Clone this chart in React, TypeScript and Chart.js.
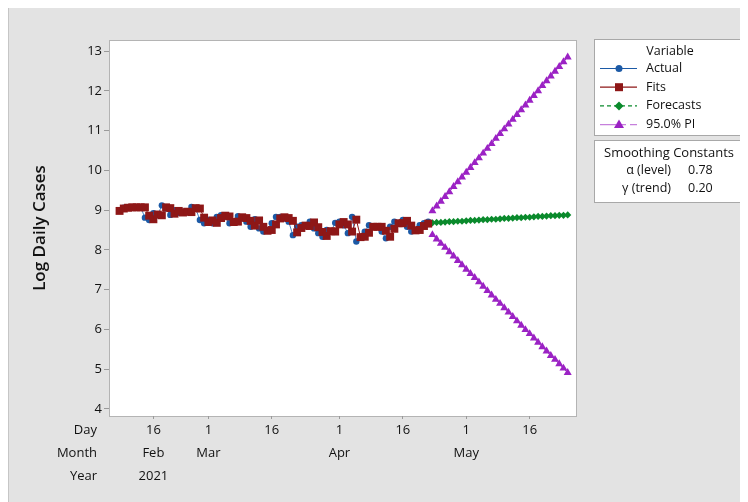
import React, { useEffect, useRef } from 'react';
import { Chart, registerables } from 'chart.js';

Chart.register(...registerables);

// Day index 0 = 8 Feb 2021
const actualStartDay = 0;
const actualValues = [
  9.0, 9.06, 9.07, 9.06, 9.07, 9.07, 8.81, 8.75, 8.92, 8.87,
  9.12, 9.04, 8.88, 9.0, 8.93, 8.96, 8.95, 9.08, 9.04, 8.75,
  8.67, 8.75, 8.67, 8.83, 8.87, 8.83, 8.67, 8.71, 8.85, 8.79,
  8.71, 8.58, 8.77, 8.54, 8.46, 8.5, 8.67, 8.83, 8.83, 8.79,
  8.71, 8.37, 8.58, 8.62, 8.6, 8.71, 8.54, 8.42, 8.33, 8.5,
  8.46, 8.68, 8.71, 8.62, 8.42, 8.83, 8.21, 8.33, 8.46, 8.62,
  8.58, 8.58, 8.46, 8.29, 8.58, 8.71, 8.67, 8.75, 8.58, 8.46,
  8.5, 8.62, 8.67, 8.71,
];
const fitValues = [
  8.98, 9.04, 9.06, 9.07, 9.07, 9.07, 9.07, 8.86, 8.77, 8.89,
  8.87, 9.07, 9.05, 8.91, 8.98, 8.94, 8.96, 8.95, 9.05, 9.04,
  8.81, 8.7, 8.74, 8.68, 8.8, 8.86, 8.84, 8.7, 8.71, 8.82,
  8.8, 8.73, 8.61, 8.74, 8.58, 8.48, 8.5, 8.64, 8.79, 8.82,
  8.8, 8.73, 8.44, 8.55, 8.61, 8.6, 8.69, 8.57, 8.45, 8.35,
  8.47, 8.46, 8.64, 8.7, 8.64, 8.46, 8.76, 8.32, 8.33, 8.43,
  8.58, 8.58, 8.58, 8.48, 8.33, 8.53, 8.67, 8.67, 8.73, 8.61,
  8.49, 8.5, 8.6, 8.66,
];
const forecastStartDay = 74;
const forecastValues = [
  8.68, 8.69, 8.69, 8.7, 8.71, 8.71, 8.72, 8.72, 8.73, 8.74,
  8.74, 8.75, 8.76, 8.76, 8.77, 8.77, 8.78, 8.79, 8.79, 8.8,
  8.81, 8.81, 8.82, 8.82, 8.83, 8.84, 8.84, 8.85, 8.86, 8.86,
  8.87, 8.87, 8.88,
];
const upperPI = [
  8.98, 9.1, 9.22, 9.34, 9.46, 9.59, 9.71, 9.83, 9.95, 10.07,
  10.19, 10.31, 10.43, 10.55, 10.67, 10.8, 10.92, 11.04, 11.16, 11.28,
  11.4, 11.52, 11.64, 11.76, 11.88, 12.0, 12.13, 12.25, 12.37, 12.49,
  12.61, 12.73, 12.85,
];
const lowerPI = [
  8.38, 8.27, 8.16, 8.06, 7.95, 7.84, 7.73, 7.62, 7.51, 7.4,
  7.3, 7.19, 7.08, 6.97, 6.86, 6.75, 6.65, 6.54, 6.43, 6.32,
  6.21, 6.1, 5.99, 5.89, 5.78, 5.67, 5.56, 5.45, 5.34, 5.24,
  5.13, 5.02, 4.91,
];

const tickDays = [8, 21, 36, 52, 67, 82, 97];
const dayLabels = ['16', '1', '16', '1', '16', '1', '16'];
const monthLabels = ['Feb', 'Mar', '', 'Apr', '', 'May', ''];
const yearLabels = ['2021', '', '', '', '', '', ''];
const rowLabels = ['Day', 'Month', 'Year'];
const yTicks = [4, 5, 6, 7, 8, 9, 10, 11, 12, 13];
const yTitle = 'Log Daily Cases';
const legendTitle = 'Variable';
const legendNames = ['Actual', 'Fits', 'Forecasts', '95.0% PI'];
const smoothTitle = 'Smoothing Constants';
const smoothNames = ['\u03b1 (level)', '\u03b3 (trend)'];
const smoothValues = ['0.78', '0.20'];

const C_ACT = '#1c5aa6';
const C_FIT = '#8e1717';
const C_FC = '#0a8a2c';
const C_PI = '#9b22c4';
const FONT = '"Open Sans", "Noto Sans", sans-serif';
const TXT = '#111111';

function marker(ctx: CanvasRenderingContext2D, kind: string, x: number, y: number, color: string) {
  ctx.save();
  ctx.fillStyle = color;
  ctx.setLineDash([]);
  ctx.beginPath();
  if (kind === 'circle') ctx.arc(x, y, 3.5, 0, Math.PI * 2);
  else if (kind === 'rect') ctx.rect(x - 4, y - 4, 8, 8);
  else if (kind === 'diamond') {
    ctx.moveTo(x, y - 4.5); ctx.lineTo(x + 4.5, y); ctx.lineTo(x, y + 4.5); ctx.lineTo(x - 4.5, y); ctx.closePath();
  } else {
    ctx.moveTo(x, y - 5); ctx.lineTo(x + 5, y + 3.5); ctx.lineTo(x - 5, y + 3.5); ctx.closePath();
  }
  ctx.fill();
  ctx.restore();
}

const decorPlugin = {
  id: 'decor',
  beforeDraw(chart: any) {
    const { ctx, width, height, chartArea: a } = chart;
    ctx.save();
    ctx.fillStyle = '#e3e3e3';
    ctx.fillRect(0, 0, width, height);
    ctx.strokeStyle = '#c6c6c6';
    ctx.lineWidth = 1;
    ctx.beginPath();
    ctx.moveTo(0.5, height);
    ctx.lineTo(0.5, 0.5);
    ctx.lineTo(width, 0.5);
    ctx.stroke();
    ctx.fillStyle = '#ffffff';
    ctx.fillRect(a.left, a.top, a.right - a.left, a.bottom - a.top);
    ctx.strokeStyle = '#b4b4b4';
    ctx.strokeRect(a.left + 0.5, a.top + 0.5, a.right - a.left - 1, a.bottom - a.top);
    ctx.restore();
  },
  afterDraw(chart: any) {
    const { ctx, chartArea: a } = chart;
    ctx.save();
    ctx.fillStyle = TXT;
    ctx.font = `600 17px ${FONT}`;
    ctx.textAlign = 'center';
    ctx.textBaseline = 'middle';
    ctx.translate(32, (a.top + a.bottom) / 2);
    ctx.rotate(-Math.PI / 2);
    ctx.fillText(yTitle, 0, 0);
    ctx.restore();

    ctx.save();
    ctx.fillStyle = TXT;
    ctx.font = `500 13px ${FONT}`;
    ctx.textAlign = 'right';
    ctx.textBaseline = 'middle';
    rowLabels.forEach((r, i) => ctx.fillText(r, 89, a.bottom + 14.5 + i * 23));

    const bx = a.right + 17;
    const bw = 149;
    ctx.fillStyle = '#ffffff';
    ctx.strokeStyle = '#a8a8a8';
    ctx.lineWidth = 1;
    ctx.fillRect(bx, 35, bw, 96);
    ctx.strokeRect(bx + 0.5, 35.5, bw, 96);
    ctx.fillRect(bx, 136, bw, 62);
    ctx.strokeRect(bx + 0.5, 136.5, bw, 62);

    ctx.fillStyle = TXT;
    ctx.font = `500 12.5px ${FONT}`;
    ctx.textAlign = 'center';
    ctx.fillText(legendTitle, bx + 76, 47);
    const colors = [C_ACT, C_FIT, C_FC, C_PI];
    const kinds = ['circle', 'rect', 'diamond', 'triangle'];
    const dashes = [[], [], [4, 3], [16, 4, 6, 4]];
    legendNames.forEach((n, i) => {
      const y = 64.5 + i * 18.7;
      ctx.save();
      ctx.strokeStyle = i === 3 ? '#c680dc' : colors[i];
      ctx.lineWidth = 1.2;
      ctx.setLineDash(dashes[i]);
      ctx.beginPath();
      ctx.moveTo(bx + 6, y);
      ctx.lineTo(bx + 43, y);
      ctx.stroke();
      ctx.restore();
      marker(ctx, kinds[i], bx + 25, y, colors[i]);
      ctx.fillStyle = TXT;
      ctx.textAlign = 'left';
      ctx.fillText(n, bx + 52, y);
    });

    ctx.font = `500 13px ${FONT}`;
    ctx.textAlign = 'center';
    ctx.fillText(smoothTitle, bx + 75, 149);
    ctx.font = `500 12.5px ${FONT}`;
    smoothNames.forEach((n, i) => {
      const y = 166 + i * 18;
      ctx.textAlign = 'right';
      ctx.fillText(n, bx + 77, y);
      ctx.textAlign = 'left';
      ctx.fillText(smoothValues[i], bx + 94, y);
    });
    ctx.restore();
  },
};

export default function App() {
  const ref = useRef<HTMLCanvasElement>(null);
  useEffect(() => {
    if (!ref.current) return;
    const actual = actualValues.map((v, i) => ({ x: actualStartDay + i, y: v }));
    const fits = fitValues.map((v, i) => ({ x: actualStartDay + i, y: v }));
    const fc = forecastValues.map((v, i) => ({ x: forecastStartDay + i, y: v }));
    const up = upperPI.map((v, i) => ({ x: forecastStartDay + i, y: v }));
    const lo = lowerPI.map((v, i) => ({ x: forecastStartDay + i, y: v }));
    const chart = new Chart(ref.current, {
      type: 'line',
      data: {
        datasets: [
          { label: 'Actual', data: actual, borderColor: '#4a86c8', backgroundColor: C_ACT, borderWidth: 1, pointStyle: 'circle', pointRadius: 3.2, pointBorderWidth: 0, order: 2 },
          { label: 'Fits', data: fits, borderColor: C_FIT, backgroundColor: C_FIT, borderWidth: 1, pointStyle: 'rect', pointRadius: 5.6, pointBorderWidth: 0, order: 1 },
          { label: 'Forecasts', data: fc, borderColor: C_FC, backgroundColor: C_FC, borderWidth: 1, borderDash: [4, 3], pointStyle: 'rectRot', pointRadius: 3.6, pointBorderWidth: 0, order: 3 },
          { label: 'Upper', data: up, borderColor: C_PI, backgroundColor: C_PI, borderWidth: 1, pointStyle: 'triangle', pointRadius: 4.6, pointBorderWidth: 0, order: 4 },
          { label: 'Lower', data: lo, borderColor: C_PI, backgroundColor: C_PI, borderWidth: 1, pointStyle: 'triangle', pointRadius: 4.6, pointBorderWidth: 0, order: 5 },
        ],
      },
      options: {
        animation: false,
        responsive: false,
        events: [],
        layout: { padding: { left: 0, right: 171, top: 36, bottom: 0 } },
        plugins: { legend: { display: false }, tooltip: { enabled: false }, title: { display: false } },
        scales: {
          x: {
            type: 'linear',
            min: -2.5,
            max: 108.2,
            afterFit: (s: any) => { s.height = 86; },
            afterBuildTicks: (s: any) => { s.ticks = tickDays.map((v) => ({ value: v })); },
            grid: { drawOnChartArea: false, drawTicks: true, tickLength: 3, color: '#9a9a9a' },
            border: { display: false },
            ticks: {
              autoSkip: false,
              maxRotation: 0,
              padding: 0,
              color: TXT,
              font: { family: FONT, size: 13, weight: '500', lineHeight: '23px' },
              callback: (v: any) => {
                const i = tickDays.indexOf(Number(v));
                return i < 0 ? '' : [dayLabels[i], monthLabels[i], yearLabels[i]];
              },
            },
          },
          y: {
            type: 'linear',
            min: 3.82,
            max: 13.28,
            afterFit: (s: any) => { s.width = 101; },
            afterBuildTicks: (s: any) => { s.ticks = yTicks.map((v) => ({ value: v })); },
            grid: { drawOnChartArea: false, drawTicks: true, tickLength: 5, color: '#9a9a9a' },
            border: { display: false },
            ticks: { padding: 2, color: TXT, font: { family: FONT, size: 13, weight: '500' }, callback: (v: any) => String(v) },
          },
        },
      },
      plugins: [decorPlugin],
    } as any);
    return () => chart.destroy();
  }, []);
  return (
    <div style={{ position: 'relative', width: 740, height: 498, marginTop: -4 }}>
      <canvas ref={ref} width={740} height={498} style={{ display: 'block' }} />
    </div>
  );
}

⁂

What needs to be done -
Repeat exactly and only the lines from the start of the data above through the line that holds "Chart.register(...registerables);", inclusive. Pictures do not belong in the copy.

Complete response -
Clone this chart in React, TypeScript and Chart.js.
import React, { useEffect, useRef } from 'react';
import { Chart, registerables } from 'chart.js';

Chart.register(...registerables);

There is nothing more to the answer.